Não há dúvida de que a tecnologia existe: em 1970, um cabo soviético foi grampeado. A única dúvida é como a comunicação coletada pode ser analisada e copiada para ser enviada aos agentes de inteligência do país. No caso do cabo soviético, os dados eram manualmente coletados no local e armazenados em fita pelo equipamento que realizava o grampo.

Logo, é preciso pensar na questão de segurança física desses cabos. Ou então conviver com a ideia de que o cabo que transmite os dados nunca poderá ser confiável. E se vamos conviver com a insegurança dos cabos, então também não é preciso instalar cabos novos – pelo menos não pela questão da segurança. Há ganhos em infraestrutura, mas então são esses ganhos que precisam ser considerados e não a “segurança”.

Situações em que grandes investimentos em segurança são feitos sem investimentos comparáveis em equipes para manter e operar esses sistemas são bastante comuns.

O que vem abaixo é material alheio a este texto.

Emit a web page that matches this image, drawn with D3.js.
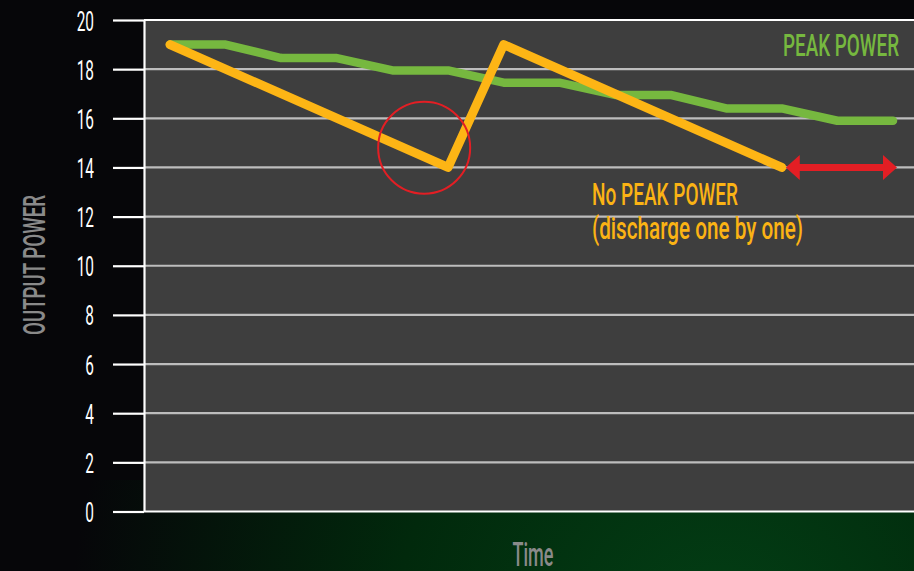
<!DOCTYPE html>
<html>
<head>
<meta charset="utf-8">
<script src="https://cdn.jsdelivr.net/npm/d3@7"></script>
<style>
  html, body { margin: 0; padding: 0; background: #060609; }
  svg { display: block; }
  text { font-family: Roboto, "DejaVu Sans", sans-serif; }
</style>
</head>
<body>
<div id="chart"></div>
<script>
// time steps on the x axis (no tick labels in the picture)
var timeSteps = [0, 1, 2, 3, 4, 5, 6, 7, 8, 9, 10, 11, 12, 13];
// peak power curve: slow step-down
var peakValues = [19, 19, 18.45, 18.45, 17.95, 17.95, 17.45, 17.45, 16.95, 16.95, 16.4, 16.4, 15.9, 15.9];
// no peak power: discharge one by one (vertices only)
var noPeakTimes = [0, 5, 6, 11];
var noPeakValues = [19, 14, 19, 14];
var yTicks = [0, 2, 4, 6, 8, 10, 12, 14, 16, 18, 20];
// annotations
var arrowFrom = 11, arrowTo = 13, arrowValue = 14;
var circleTime = 4.57, circleValue = 14.8;

var W = 914, H = 571;

var svg = d3.select("#chart").append("svg")
	.attr("width", W)
	.attr("height", H);

var defs = svg.append("defs");
var glow = defs.append("radialGradient")
	.attr("id", "glow")
	.attr("gradientUnits", "userSpaceOnUse")
	.attr("cx", 720).attr("cy", 640).attr("r", 650);
glow.append("stop").attr("offset", "0%").attr("stop-color", "#033f15");
glow.append("stop").attr("offset", "50%").attr("stop-color", "#01290c");
glow.append("stop").attr("offset", "100%").attr("stop-color", "#060609");

svg.append("rect").attr("width", W).attr("height", H).attr("fill", "#060609");
svg.append("rect").attr("x", 0).attr("y", 480).attr("width", W).attr("height", H - 480).attr("fill", "url(#glow)");

var x = d3.scaleLinear().domain([0, 13]).range([170, 893]);
var y = d3.scaleLinear().domain([0, 20]).range([511.5, 20]);

var plotLeft = 144, plotRight = W;

// plot background
svg.append("rect")
	.attr("x", plotLeft)
	.attr("y", y(20))
	.attr("width", plotRight - plotLeft)
	.attr("height", y(0) - y(20))
	.attr("fill", "#3e3e3e");

// gridlines
svg.append("g").selectAll("line")
	.data(yTicks)
	.enter().append("line")
	.attr("x1", plotLeft).attr("x2", plotRight)
	.attr("y1", function(d) { return y(d); })
	.attr("y2", function(d) { return y(d); })
	.attr("stroke", function(d) { return (d == 0 || d == 20) ? "#ffffff" : "#bdbdbd"; })
	.attr("stroke-width", 2.2);

function condense(sel, f) {
	sel.each(function() {
		var w = this.getComputedTextLength();
		d3.select(this).attr("textLength", w * f).attr("lengthAdjust", "spacingAndGlyphs");
	});
}

// y axis
var axis = svg.append("g")
	.attr("transform", "translate(" + plotLeft + ",0)")
	.call(d3.axisLeft(y).tickValues(yTicks).tickSize(31).tickSizeOuter(0).tickPadding(19));
axis.select(".domain").attr("stroke", "#ffffff").attr("stroke-width", 2.2);
axis.selectAll(".tick line").attr("stroke", "#ffffff").attr("stroke-width", 2.2);
axis.selectAll(".tick text")
	.attr("fill", "#ffffff")
	.attr("font-size", 28)
	.attr("font-weight", 400)
	.attr("dy", "0.36em")
	.call(condense, 0.55);

// peak power line
var line = d3.line()
	.x(function(d) { return x(d[0]); })
	.y(function(d) { return y(d[1]); });

svg.append("path")
	.datum(timeSteps.map(function(t, i) { return [t, peakValues[i]]; }))
	.attr("d", line)
	.attr("fill", "none")
	.attr("stroke", "#76b83f")
	.attr("stroke-width", 8.5)
	.attr("stroke-linejoin", "round")
	.attr("stroke-linecap", "round");

svg.append("path")
	.datum(noPeakTimes.map(function(t, i) { return [t, noPeakValues[i]]; }))
	.attr("d", line)
	.attr("fill", "none")
	.attr("stroke", "#fdb515")
	.attr("stroke-width", 9)
	.attr("stroke-linejoin", "round")
	.attr("stroke-linecap", "round");

// red circle
svg.append("circle")
	.attr("cx", x(circleTime))
	.attr("cy", y(circleValue))
	.attr("r", 46)
	.attr("fill", "none")
	.attr("stroke", "#e31e24")
	.attr("stroke-width", 2);

// red double arrow
var ax1 = x(arrowFrom) + 4, ax2 = x(arrowTo) + 4, ay = y(arrowValue);
var head = 14, hh = 12.5, sh = 3.5;
svg.append("path")
	.attr("d", "M" + ax1 + "," + ay +
		"L" + (ax1 + head) + "," + (ay - hh) +
		"L" + (ax1 + head) + "," + (ay - sh) +
		"L" + (ax2 - head) + "," + (ay - sh) +
		"L" + (ax2 - head) + "," + (ay - hh) +
		"L" + ax2 + "," + ay +
		"L" + (ax2 - head) + "," + (ay + hh) +
		"L" + (ax2 - head) + "," + (ay + sh) +
		"L" + (ax1 + head) + "," + (ay + sh) +
		"L" + (ax1 + head) + "," + (ay + hh) + "Z")
	.attr("fill", "#e31e24");

// labels
function label(txt, px, py, size, color, width, anchor, weight) {
	return svg.append("text")
		.attr("x", px).attr("y", py)
		.attr("font-size", size)
		.attr("font-weight", weight || 500)
		.attr("fill", color)
		.attr("text-anchor", anchor || "start")
		.attr("textLength", width)
		.attr("lengthAdjust", "spacingAndGlyphs")
		.text(txt);
}

label("PEAK POWER", 783, 56, 32, "#76b83f", 116);
label("No PEAK POWER", 592, 205, 31, "#fbb314", 146);
label("(discharge one by one)", 592, 239, 31, "#fbb314", 211);
label("Time", 533, 566, 33, "#8a8a8a", 41, "middle");

svg.append("text")
	.attr("transform", "translate(45,265) rotate(-90)")
	.attr("font-size", 32)
	.attr("font-weight", 500)
	.attr("fill", "#8a8a8a")
	.attr("text-anchor", "middle")
	.attr("textLength", 140)
	.attr("lengthAdjust", "spacingAndGlyphs")
	.text("OUTPUT POWER");
</script>
</body>
</html>
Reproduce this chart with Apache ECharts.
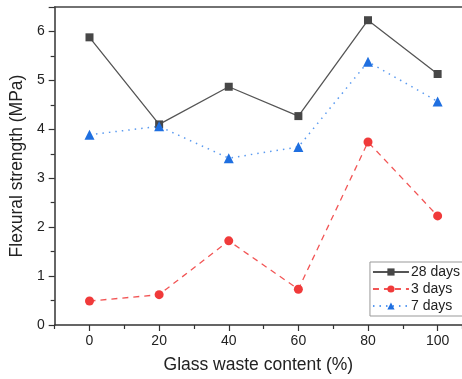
<!DOCTYPE html>
<html><head><meta charset="utf-8">
<script src="https://cdn.jsdelivr.net/npm/echarts@6/dist/echarts.min.js"></script>
<style>html,body{margin:0;padding:0;background:#fff}#c{width:462px;height:379px}</style>
</head><body><div id="c"></div>
<script>
var categories = [0, 20, 40, 60, 80, 100];
var days28 = [5.88, 4.10, 4.87, 4.27, 6.23, 5.13];
var days3 = [0.49, 0.62, 1.72, 0.73, 3.74, 2.23];
var days7 = [3.89, 4.06, 3.41, 3.64, 5.38, 4.57];
var seriesNames = ['28 days', '3 days', '7 days'];
function pairs(v){ return categories.map(function(c,i){ return [c, v[i]]; }); }
var font = 'Liberation Sans, Arial, sans-serif';
var axisColor = '#333';
var xMin = -10, xMax = 107;
var chart = echarts.init(document.getElementById('c'), null, {renderer: 'canvas'});
chart.setOption({
  animation: false,
  backgroundColor: '#fff',
  grid: {left: 53, top: 7, right: 0, bottom: 52, show: false},
  xAxis: [{
    type: 'value', min: xMin, max: xMax, interval: 10,
    axisLine: {show: true, onZero: false, lineStyle: {color: axisColor, width: 1.5}},
    axisTick: {show: true, length: 6, customValues: categories, lineStyle: {color: axisColor, width: 1.2}},
    splitLine: {show: false},
    axisLabel: {color: '#222', fontSize: 14, fontFamily: font, margin: 9, customValues: categories},
    name: 'Glass waste content (%)', nameLocation: 'middle', nameGap: 31,
    nameTextStyle: {color: '#222', fontSize: 17.5, fontFamily: font}
  }, {
    type: 'value', min: xMin, max: xMax, interval: 20, position: 'bottom',
    axisLine: {show: false, onZero: false},
    axisTick: {show: true, length: 4, lineStyle: {color: axisColor, width: 1.2}},
    axisLabel: {show: false}, splitLine: {show: false}
  }, {
    type: 'value', min: xMin, max: xMax, position: 'top',
    axisLine: {show: true, onZero: false, lineStyle: {color: '#444', width: 1.5}},
    axisTick: {show: false}, axisLabel: {show: false}, splitLine: {show: false}
  }],
  yAxis: {
    type: 'value', min: 0, max: 6.5, interval: 1,
    axisLine: {show: true, onZero: false, lineStyle: {color: axisColor, width: 1.5}},
    axisTick: {show: true, length: 6, lineStyle: {color: axisColor, width: 1.2}},
    minorTick: {show: true, splitNumber: 2, length: 4, lineStyle: {color: axisColor, width: 1.2}},
    splitLine: {show: false},
    axisLabel: {color: '#222', fontSize: 14, fontFamily: font, margin: 10,
      formatter: function(v){ return Number.isInteger(v) ? String(v) : ''; }},
    name: 'Flexural strength (MPa)', nameLocation: 'middle', nameGap: 24,
    nameTextStyle: {color: '#222', fontSize: 17.5, fontFamily: font}
  },
  legend: {
    orient: 'vertical', right: -2, top: 262,
    itemWidth: 36, itemHeight: 9, itemGap: 3,
    padding: [3, 4, 3, 2],
    borderColor: '#999', borderWidth: 1, backgroundColor: '#fff',
    textStyle: {color: '#222', fontSize: 14, fontFamily: font, padding: [0,0,0,-3]},
    data: seriesNames
  },
  series: [
    {name: seriesNames[0], type: 'line', data: pairs(days28), symbol: 'rect', symbolSize: 8,
     itemStyle: {color: '#474747'}, lineStyle: {color: '#555', width: 1.3, type: 'solid'}},
    {name: seriesNames[1], type: 'line', data: pairs(days3), symbol: 'circle', symbolSize: 9,
     itemStyle: {color: '#f03a3a'}, lineStyle: {color: '#f25555', width: 1.3, type: [6, 5]}},
    {name: seriesNames[2], type: 'line', data: pairs(days7), symbol: 'triangle', symbolSize: 10,
     itemStyle: {color: '#1f6fe0'}, lineStyle: {color: '#5a9af0', width: 1.5, type: [1.5, 5]}}
  ]
});
</script></body></html>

Isso porque a venda de produtos e serviços de segurança é sempre atrativa e simples, enquanto os processos de segurança são complicados. Ou seja, adquire-se algo sem pensar que aquilo terá um custo de manutenção e de mudança na rotina de quem trabalha na empresa ou organização. Quando um gerente ou diretor avalia o que fazer, adquirir o produto ou e a tecnologia aparece como uma saída óbvia. Mas, por si só, acaba sendo inútil.

O Brasil tem ainda um grande atraso cultural envolvendo a privacidade e a proteção de dados pessoais. Nenhum investimento mudará isso no curto prazo. Todas as soluções são lentas, nem sempre precisam ser caras, mas precisam ser muito bem pensadas. Errar o alvo é muito fácil.